Goodreads. I am a firm believer in organ donation. I have checked the box on my driver's license, assuming that they would harvest any organs that were worth taking to save a life. In the course of reading this book, I have learned that organ donation and donating your body to science aren't the same thing. I have never looked into what could be done with a body once passed it along to science, and I was curious how those that have left us can continue to help us.
I have long been aware that cadavers have been used for medical and criminal research. I was aware of some of the history of mummification, but learned a bit more while reading this book. I'm sure there are many that consider this topic morbid or disturbing. I personally find it fascinating. How do they help improve lives outside of organ donation or criminal research? How long have people been utilizing cadavers to learn about themselves?
Roach is very informative and uses humor well to dis-spell any discomfort the reader might be feeling. She is careful to balance the strangeness and absurdity of some of the situations with respect for those that volunteered their remains for scientific use. She covers topics such as medical school dissection, forensic body farms, crash analysis, heart death vs. brain death, head transplants, and ecological burial.
It was interesting to see how time has changed the way cadavers are treated by scientists. In the past it was illegal, so bodies had to be stolen. Often they were treated callously, and gallows humor was used to put the researchers at ease (this often led to insensitive jokes). Though the departed didn't notice these slights, it left an uncomfortable feeling with any outside the field and could greatly offend surviving relatives. The attitude towards the cadavers has changed greatly in recent years. It seems partly a PR move (to make it more acceptable to the families of the volunteers), and a result that they volunteered for this important duty.
Another segment I found fascinating was the section about medicinal cannibalism. The old men in Arabia that reportedly dined on nothing but honey for a few months before their death and were then sealed in a stone coffin filled with honey. They were sealed inside for 100 years, then it was unsealed and the honey concoction was sold as medicine for a variety of ailments. What most amazes me is that I know such beliefs still exist, and that often the person that is turned into medicine did not volunteer. There are cases in Africa of albinos being killed for such medicines, which is horrific. I truly wish that this was a thing of the past.
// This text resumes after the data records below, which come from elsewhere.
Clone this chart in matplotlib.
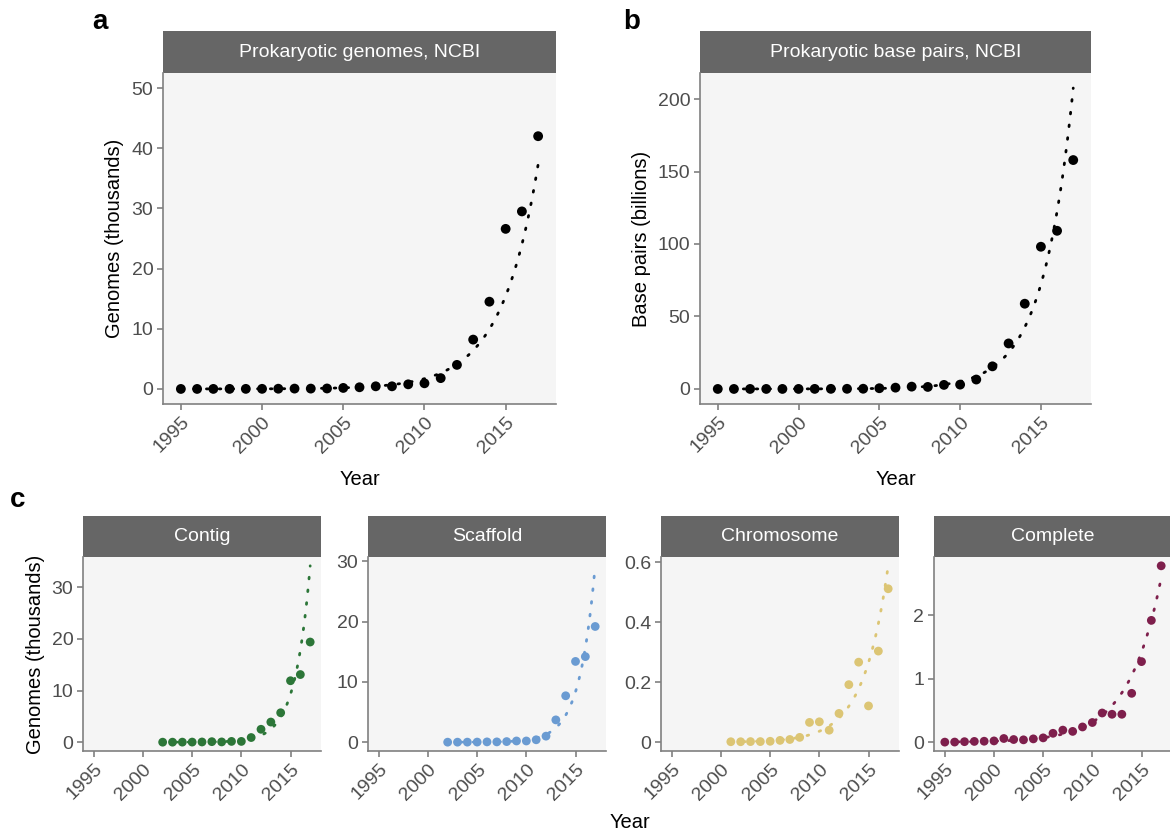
import numpy as np
import matplotlib.pyplot as plt
from matplotlib.patches import Rectangle

plt.rcParams['font.family'] = ['Liberation Sans', 'DejaVu Sans']

# yearly counts, NCBI prokaryotes
years = np.arange(1995, 2018)
genomes_k = [0.002, 0.004, 0.008, 0.012, 0.015, 0.02, 0.04, 0.06, 0.06, 0.08,
             0.17, 0.28, 0.44, 0.44, 0.77, 0.94, 1.8, 4.0, 8.2, 14.5,
             26.6, 29.5, 42.0]
basepairs_bn = [0.001, 0.004, 0.008, 0.012, 0.015, 0.02, 0.05, 0.08, 0.1, 0.15,
                0.5, 0.9, 1.6, 1.4, 2.8, 3.0, 6.5, 15.6, 31.4, 58.8,
                98.1, 109.1, 157.9]

# genomes by assembly level (thousands)
contig_years = np.arange(2002, 2018)
contig = [0.001, 0.003, 0.01, 0.02, 0.04, 0.1, 0.05, 0.15, 0.15, 0.9,
          2.5, 3.9, 5.7, 11.9, 13.1, 19.4]
scaffold_years = np.arange(2002, 2018)
scaffold = [0.002, 0.004, 0.01, 0.02, 0.05, 0.05, 0.1, 0.2, 0.2, 0.4,
            1.0, 3.7, 7.7, 13.4, 14.2, 19.2]
chrom_years = np.arange(2001, 2018)
chromosome = [0.0015, 0.0015, 0.002, 0.002, 0.003, 0.006, 0.009, 0.016, 0.066,
              0.068, 0.040, 0.096, 0.192, 0.267, 0.121, 0.304, 0.512]
complete_years = np.arange(1995, 2018)
complete = [0.001, 0.002, 0.008, 0.012, 0.015, 0.02, 0.058, 0.042, 0.037, 0.052,
            0.068, 0.14, 0.19, 0.17, 0.24, 0.31, 0.46, 0.44, 0.44, 0.77,
            1.27, 1.92, 2.78]

level_names = ['Contig', 'Scaffold', 'Chromosome', 'Complete']
level_colors = ['#2c7638', '#6a9bd2', '#dcc574', '#7e1f4c']

PANEL_BG = '#f5f5f5'
STRIP_BG = '#666666'
AXIS_COL = '#808080'
TICK_COL = '#4d4d4d'

W, H = 1170, 832
fig = plt.figure(figsize=(W / 100, H / 100), dpi=100)


def px_axes(left, top, right, bottom):
    return fig.add_axes([left / W, 1 - bottom / H, (right - left) / W, (bottom - top) / H])


def style(ax, yticks, ylabels=None):
    ax.set_facecolor(PANEL_BG)
    for s in ['top', 'right']:
        ax.spines[s].set_visible(False)
    for s in ['left', 'bottom']:
        ax.spines[s].set_color(AXIS_COL)
        ax.spines[s].set_linewidth(1.2)
    ax.tick_params(colors=AXIS_COL, width=1.2, length=4, labelcolor=TICK_COL,
                   labelsize=14, pad=3)
    ax.set_xlim(1993.9, 2018.1)
    xt = [1995, 2000, 2005, 2010, 2015]
    ax.set_xticks(xt)
    ax.set_xticklabels([str(t) for t in xt], rotation=45, ha='right', va='top',
                       rotation_mode='anchor')
    ax.set_yticks(yticks)
    if ylabels is not None:
        ax.set_yticklabels(ylabels)


def strip(ax, label, h_px):
    ax_h = ax.get_position().height * H
    frac = h_px / ax_h
    ax.add_patch(Rectangle((0, 1), 1, frac, transform=ax.transAxes,
                           facecolor=STRIP_BG, edgecolor='none', clip_on=False))
    ax.text(0.5, 1 + frac / 2, label, transform=ax.transAxes, ha='center',
            va='center', color='white', fontsize=14)


def draw_series(ax, yrs, vals, color, size):
    vals = np.asarray(vals)
    # exponential trend: linear fit on log scale
    coef = np.polyfit(yrs, np.log(vals), 1)
    xs = np.linspace(yrs[0], yrs[-1], 300)
    ys = np.exp(np.polyval(coef, xs))
    ax.plot(xs, ys, color=color, lw=2.0, linestyle=(0, (0.6, 4.0)),
            dash_capstyle='round', zorder=2)
    ax.scatter(yrs, vals, s=size, color=color, edgecolors='none', zorder=3)
    return max(vals.max(), ys.max())


def expand(ax, hi, lo=0.0):
    span = hi - lo
    ax.set_ylim(lo - 0.05 * span, hi + 0.05 * span)


# a: genomes
ax_a = px_axes(163, 73, 556, 404)
draw_series(ax_a, years, genomes_k, 'black', 50)
style(ax_a, [0, 10, 20, 30, 40, 50])
ax_a.set_ylim(-2.5, 52.5)
strip(ax_a, 'Prokaryotic genomes, NCBI', 42)
ax_a.set_ylabel('Genomes (thousands)', fontsize=14.5, labelpad=5)
ax_a.set_xlabel('Year', fontsize=14.5, labelpad=10)

# b: base pairs
ax_b = px_axes(700, 73, 1091, 404)
hi_b = draw_series(ax_b, years, basepairs_bn, 'black', 50)
style(ax_b, [0, 50, 100, 150, 200])
expand(ax_b, hi_b)
strip(ax_b, 'Prokaryotic base pairs, NCBI', 42)
ax_b.set_ylabel('Base pairs (billions)', fontsize=14.5, labelpad=5)
ax_b.set_xlabel('Year', fontsize=14.5, labelpad=10)

# c: assembly levels
level_data = [(contig_years, contig), (scaffold_years, scaffold),
              (chrom_years, chromosome), (complete_years, complete)]
level_ticks = [([0, 10, 20, 30], None), ([0, 10, 20, 30], None),
               ([0, 0.2, 0.4, 0.6], ['0', '0.2', '0.4', '0.6']),
               ([0, 1, 2], None)]
lefts = [83, 368, 661, 934]
for i, name in enumerate(level_names):
    ax = px_axes(lefts[i], 557, lefts[i] + 238, 751)
    yrs, vals = level_data[i]
    hi = draw_series(ax, yrs, vals, level_colors[i], 40)
    style(ax, *level_ticks[i])
    expand(ax, hi)
    strip(ax, name, 41)
    if i == 0:
        ax.set_ylabel('Genomes (thousands)', fontsize=14.5, labelpad=5)

fig.text(630 / W, 1 - 822 / H, 'Year', ha='center', va='center', fontsize=14.5)

for letter, (x, y) in zip('abc', [(100, 22), (632, 22), (18, 500)]):
    fig.text(x / W, 1 - y / H, letter, ha='center', va='center',
             fontsize=20, fontweight='bold')

fig.savefig('out.png', dpi=100)
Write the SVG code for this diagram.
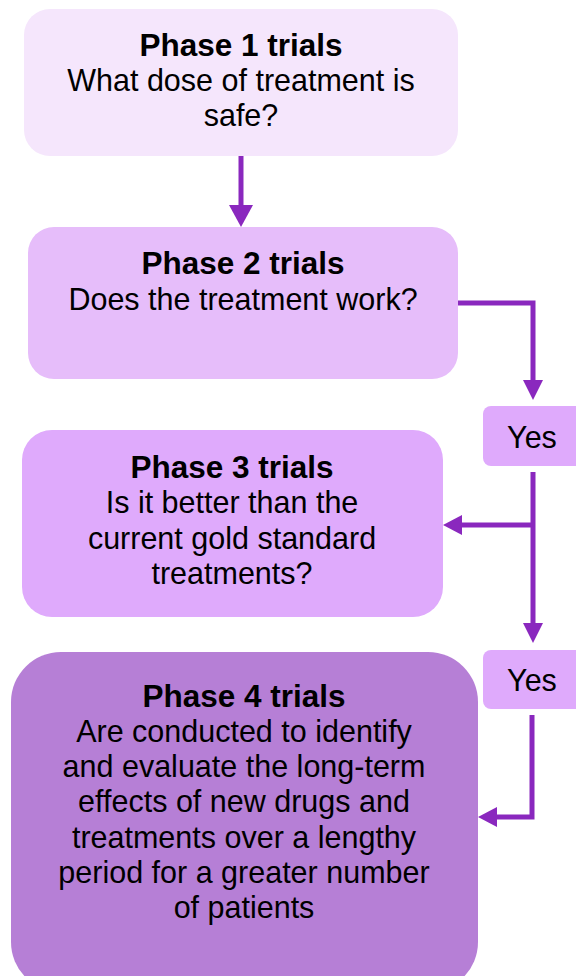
<svg xmlns="http://www.w3.org/2000/svg" width="576" height="976" viewBox="0 0 576 976">
<defs>
<style>
text{font-family:"Liberation Sans",Arial,sans-serif;font-size:30.5px;fill:#000;text-anchor:middle}
.b{font-weight:bold;font-size:31.5px}
.ln{fill:none;stroke:#8A28BE;stroke-width:5}
.ah{fill:#8A28BE}
</style>
</defs>
<rect width="576" height="976" fill="#fff"/>
<g id="connectors">
<path class="ln" d="M241 156V206"/>
<polygon class="ah" points="229,205 253,205 241,227"/>
<path class="ln" d="M458 303H533V381"/>
<polygon class="ah" points="523,380 543,380 533,400"/>
<path class="ln" d="M533 472V624"/>
<polygon class="ah" points="523,623 543,623 533,643"/>
<path class="ln" d="M535 525H461"/>
<polygon class="ah" points="462,515 462,535 443,525"/>
<path class="ln" d="M532 715V817H496"/>
<polygon class="ah" points="497,807 497,827 478,817"/>
</g>
<g id="phase1">
<rect x="24" y="9" width="434" height="147" rx="26" fill="#F5E6FC"/>
<text x="241" y="56" class="b">Phase 1 trials</text>
<text x="241" y="91">What dose of treatment is</text>
<text x="241" y="126">safe?</text>
</g>
<g id="phase2">
<rect x="28" y="227" width="430" height="152" rx="26" fill="#E6BDFA"/>
<text x="243" y="274" class="b">Phase 2 trials</text>
<text x="243" y="310">Does the treatment work?</text>
</g>
<g id="yes1">
<rect x="483" y="406" width="110" height="60" rx="8" fill="#DFAAFC"/>
<text x="532" y="448">Yes</text>
</g>
<g id="phase3">
<rect x="22" y="430" width="421" height="187" rx="30" fill="#DFAAFC"/>
<text x="232" y="478" class="b">Phase 3 trials</text>
<text x="232" y="513">Is it better than the</text>
<text x="232" y="549">current gold standard</text>
<text x="232" y="584">treatments?</text>
</g>
<g id="yes2">
<rect x="483" y="650" width="110" height="59" rx="8" fill="#DFAAFC"/>
<text x="532" y="691">Yes</text>
</g>
<g id="phase4">
<rect x="11" y="652" width="467" height="340" rx="50" fill="#B67FD6"/>
<text x="244" y="707" class="b">Phase 4 trials</text>
<text x="244" y="742">Are conducted to identify</text>
<text x="244" y="777">and evaluate the long-term</text>
<text x="244" y="812">effects of new drugs and</text>
<text x="244" y="848">treatments over a lengthy</text>
<text x="244" y="883">period for a greater number</text>
<text x="244" y="918">of patients</text>
</g>
</svg>
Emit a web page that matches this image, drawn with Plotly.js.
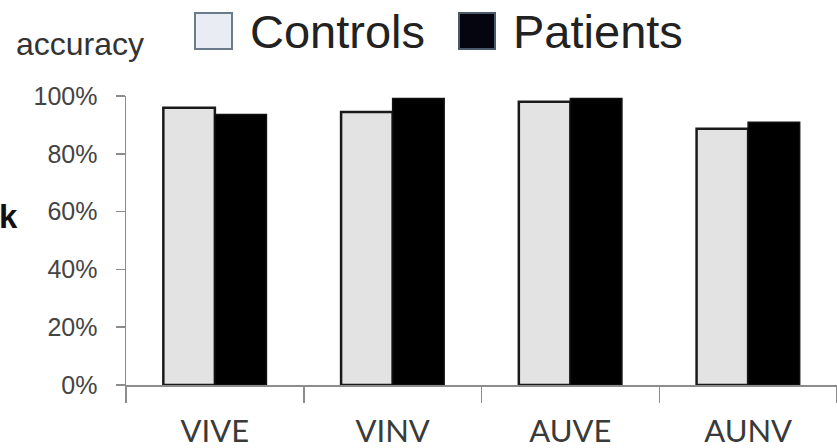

The final segment in the book is about ecological burial, it did not feel as well developed as the other segments but I found it interesting none-the-less. I have always planned to be cremated. I consider cemeteries land that is wasted (it could be used for housing or growing food, etc.) and the embalming chemicals can't be good for the environment. In this segment I learned that cremation can cause mercury to get into the air, I already had figured there was some issues with greenhouse gasses but that it was a relatively small amount in comparison to other things we humans do. I have now learned of two methods that are more environmentally friendly (at least one is even cheaper than cremation): Water reduction and organic burial. I will leave the methods used a mystery for you to discover through the book or in other research. Sadly, I was only able to find them located in Scotland and Sweden. I'm in the process of seeing if there are any places in the US that provide either of these options. I will choose one of these methods if my body is determined unfit for organ donation/scientific research. I see no reason why I should stop being useful after my death.